Roth 401K coming in 2006

Early indications suggest that plan sponsors are indeed interested in adding a Roth 401(k) option to their traditional 401(k) plan.

"From a selling standpoint, this is what is new and fresh coming up next year," Mr. Graff said. "Ultimately, the decision makers and plan sponsors are going to really want this, so you've got to be prepared to sell it."

Unlike a traditional 401(k), which is funded with pretax dollars, the Roth 401(k) will be funded with after-tax dollars from the employee only. Like a Roth individual retirement account, the gains are tax free, whereas the gains in a traditional 401(k) are taxed as ordinary income.
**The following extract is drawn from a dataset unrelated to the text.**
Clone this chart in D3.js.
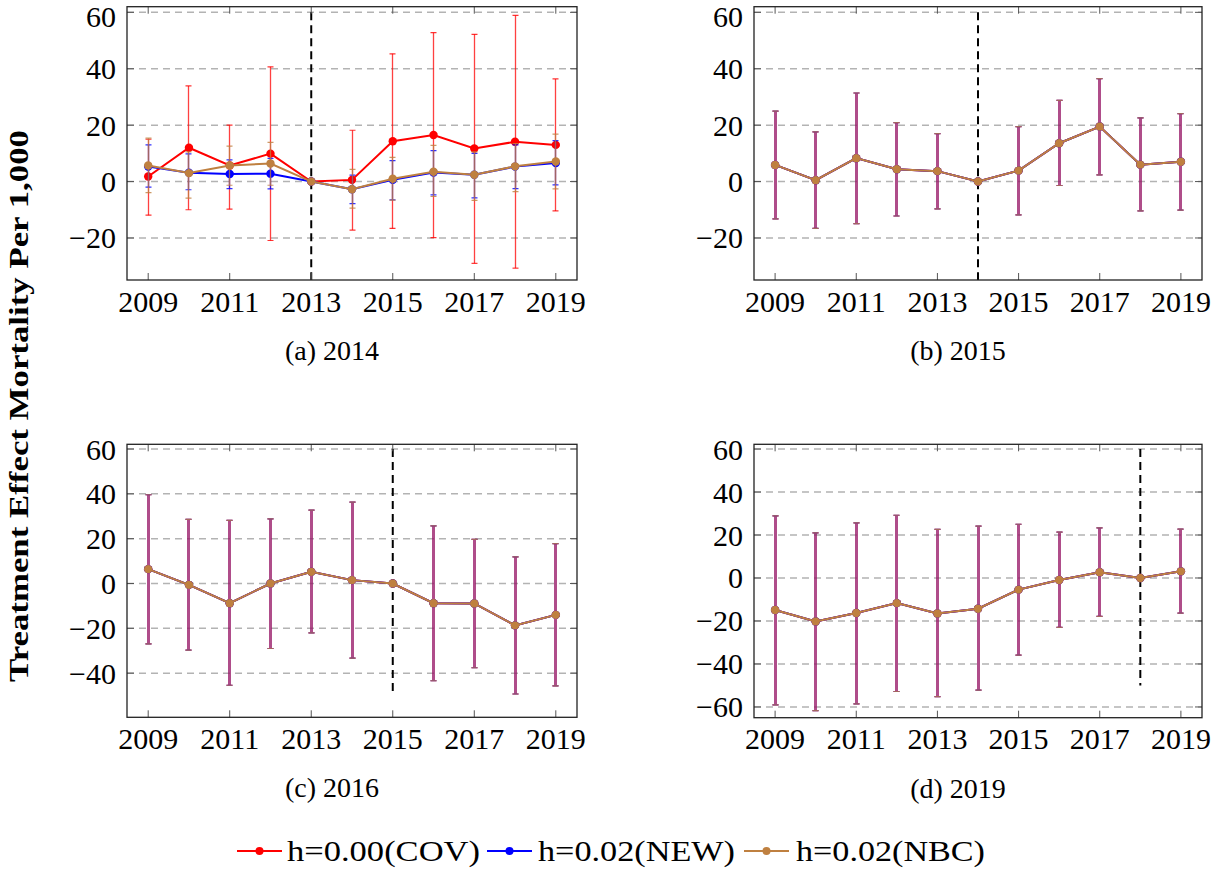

As evidence of the anticipated demand, Marcy Supovitz, principal with Boulay Donnelly & Supovitz Consulting Group Inc. of Worcester, Mass., cited during the presentation a survey of large employers last year by Hewitt Associates LLC of Lincolnshire, Ill. More than one in three employers, or 35%, said they may add a Roth 401(k) account to their defined contribution plan next year, the survey found.

Ms. Supovitz was "very surprised" that the percentage was so high, considering that at the end of last year, many employers probably hadn't fully explored the option.

Because the Internal Revenue Service this month released the proposed rules governing the Roth 401(k), Ms. Supovitz - who joined Mr. Graff on the panel - said she thinks "we are going to see that percentage increase quite a bit."

The Roth 401(k), she noted in her talk, benefits especially higher-income earners who may exceed the income limits to invest in a Roth IRA. In particular, Ms. Supovitz thinks the Roth 401(k) will be popular for sole proprietors with an individual 401(k) plan, otherwise known as the solo 401(k).